Ce mercredi 15 octobre 2025, jour de la fête de l'Evacuation, la ville de Gabès a été le théâtre d'une grande manifestation populaire à laquelle ont participé plusieurs milliers de citoyens. Visages marqués, banderoles en main, les habitants sont descendus dans les rues pour dénoncer la pollution chronique causée par le Groupe chimique tunisien (GCT) et l'inaction des autorités.
Depuis vendredi 10 octobre, la région vit au rythme des protestations sociales contre ce que le président de la République, Kaïs Saïed, avait qualifié en 2022 de « crime environnemental ». Une affirmation restée sans suite concrète, selon les habitants qui continuent de subir les rejets toxiques du complexe industriel.
« Le peuple veut le démantèlement des unités polluantes » Dans une ambiance à la fois grave et déterminée, la foule a défilé pacifiquement dans les rues de Gabès. Les manifestants scandaient des slogans appelant au respect du droit à la santé et à un environnement sain : « Gabès veut respirer ! », « Le peuple veut le démantèlement des unités polluantes ! », « Nous avons le droit de vivre dans une ville propre ! ». Les chants et slogans résonnaient au milieu des pancartes où l'on pouvait lire : « Nos enfants suffoquent » ou encore « Assez de promesses, place à l'action ».
Plusieurs associations et collectifs environnementaux avaient multiplié les appels à la mobilisation. Des militants de la société civile, des jeunes, des familles entières et même des groupes ultras locaux se sont joints à la marche, dans un élan de solidarité inédit. Les participants réclament la fin immédiate des activités polluantes du GCT et l'application intégrale de l'accord du 29 juin 2017, resté lettre morte jusqu'ici.
Une réponse sécuritaire contestée La mobilisation, pacifique dans son essence, a toutefois été dispersée par les forces de l'ordre au moyen de gaz lacrymogène.
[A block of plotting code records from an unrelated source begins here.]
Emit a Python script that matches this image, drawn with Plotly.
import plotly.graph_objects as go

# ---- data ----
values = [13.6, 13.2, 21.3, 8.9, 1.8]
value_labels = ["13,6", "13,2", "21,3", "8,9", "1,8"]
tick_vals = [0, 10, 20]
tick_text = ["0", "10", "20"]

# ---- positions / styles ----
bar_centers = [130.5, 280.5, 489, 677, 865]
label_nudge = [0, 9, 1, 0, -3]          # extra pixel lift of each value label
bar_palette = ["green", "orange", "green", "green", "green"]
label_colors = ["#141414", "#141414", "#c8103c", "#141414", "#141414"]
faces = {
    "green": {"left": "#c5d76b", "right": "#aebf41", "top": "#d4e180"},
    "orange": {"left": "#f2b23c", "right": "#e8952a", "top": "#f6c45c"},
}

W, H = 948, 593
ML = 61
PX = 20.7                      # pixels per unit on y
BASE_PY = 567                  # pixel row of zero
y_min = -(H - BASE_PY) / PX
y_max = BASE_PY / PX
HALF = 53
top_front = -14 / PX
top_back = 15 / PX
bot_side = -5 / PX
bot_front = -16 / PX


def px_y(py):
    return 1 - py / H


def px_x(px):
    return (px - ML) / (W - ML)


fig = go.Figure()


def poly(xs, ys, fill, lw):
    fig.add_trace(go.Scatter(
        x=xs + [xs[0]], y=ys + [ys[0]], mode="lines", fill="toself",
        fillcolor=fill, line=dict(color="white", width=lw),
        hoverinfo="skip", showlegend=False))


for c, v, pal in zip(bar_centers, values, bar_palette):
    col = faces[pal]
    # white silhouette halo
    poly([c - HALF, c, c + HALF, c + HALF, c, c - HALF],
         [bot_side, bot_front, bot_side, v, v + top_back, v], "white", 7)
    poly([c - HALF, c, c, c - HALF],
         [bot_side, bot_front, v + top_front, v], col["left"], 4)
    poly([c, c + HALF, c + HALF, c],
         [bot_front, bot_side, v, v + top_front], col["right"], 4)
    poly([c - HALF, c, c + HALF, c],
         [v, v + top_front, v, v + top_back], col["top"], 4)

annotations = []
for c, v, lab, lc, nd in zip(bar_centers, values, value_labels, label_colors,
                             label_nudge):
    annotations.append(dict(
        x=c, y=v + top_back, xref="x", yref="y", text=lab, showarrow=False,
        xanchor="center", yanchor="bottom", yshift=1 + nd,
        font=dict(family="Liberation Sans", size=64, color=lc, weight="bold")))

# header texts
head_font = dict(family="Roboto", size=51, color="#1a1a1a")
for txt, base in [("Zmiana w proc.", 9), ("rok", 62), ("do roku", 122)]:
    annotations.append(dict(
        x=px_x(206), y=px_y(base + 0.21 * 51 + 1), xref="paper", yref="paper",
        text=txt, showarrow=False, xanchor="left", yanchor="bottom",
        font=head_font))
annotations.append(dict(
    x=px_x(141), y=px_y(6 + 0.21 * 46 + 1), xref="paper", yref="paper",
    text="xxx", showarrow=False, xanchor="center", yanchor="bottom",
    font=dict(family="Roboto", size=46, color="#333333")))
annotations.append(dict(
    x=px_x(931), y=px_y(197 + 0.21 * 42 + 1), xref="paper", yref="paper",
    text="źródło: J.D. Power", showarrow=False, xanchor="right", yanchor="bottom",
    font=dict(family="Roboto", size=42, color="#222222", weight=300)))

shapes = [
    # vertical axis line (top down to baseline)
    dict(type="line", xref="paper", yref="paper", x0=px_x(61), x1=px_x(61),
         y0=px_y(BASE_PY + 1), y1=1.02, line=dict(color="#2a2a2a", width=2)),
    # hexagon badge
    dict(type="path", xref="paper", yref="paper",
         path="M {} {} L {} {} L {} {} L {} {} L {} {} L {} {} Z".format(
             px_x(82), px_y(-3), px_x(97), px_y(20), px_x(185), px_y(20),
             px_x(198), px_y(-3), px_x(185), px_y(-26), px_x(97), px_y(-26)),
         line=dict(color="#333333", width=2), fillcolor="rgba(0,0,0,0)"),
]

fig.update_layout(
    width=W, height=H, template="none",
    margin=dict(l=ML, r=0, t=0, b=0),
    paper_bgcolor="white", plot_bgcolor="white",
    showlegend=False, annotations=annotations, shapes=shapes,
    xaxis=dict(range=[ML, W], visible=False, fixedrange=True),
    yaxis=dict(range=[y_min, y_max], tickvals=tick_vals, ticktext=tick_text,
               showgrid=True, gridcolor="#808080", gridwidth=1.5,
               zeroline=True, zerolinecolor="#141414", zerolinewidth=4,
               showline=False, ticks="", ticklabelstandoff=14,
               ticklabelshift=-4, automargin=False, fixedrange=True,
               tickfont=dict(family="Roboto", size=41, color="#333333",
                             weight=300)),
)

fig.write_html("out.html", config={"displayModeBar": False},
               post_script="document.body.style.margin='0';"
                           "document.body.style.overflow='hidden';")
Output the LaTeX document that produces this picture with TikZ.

Les forces sécuritaires ont tenté d'éloigner les manifestants des locaux du GCT. Plusieurs vidéos montrent des manifestants suffoquant, les yeux rougis. Ce recours à la force a suscité une vague d'indignation. De nombreux observateurs et militants ont dénoncé une réponse « disproportionnée » à un mouvement citoyen pacifique. « Au lieu d'écouter la voix des habitants, les autorités ont préféré le silence et la répression », a commenté l'un des participants.
Silence gouvernemental et colère grandissante Jusqu'à présent, le gouvernement et les ministères de l'Environnement et de l'Industrie n'ont émis aucun communiqué en réaction à ces événements. Ce mutisme alimente davantage la frustration d'une population qui se sent ignorée, alors que les habitants de Gabès dénoncent depuis des années la dégradation de leur cadre de vie, entre mer asphyxiée, nappes polluées et air saturé de substances chimiques. Pour les citoyens de Gabès, la manifestation du 15 octobre n'était pas seulement un cri d'alerte environnemental, mais un acte de résistance face à des décennies d'indifférence. Un message clair adressé à Tunis : celui d'une ville qui refuse de suffoquer en silence.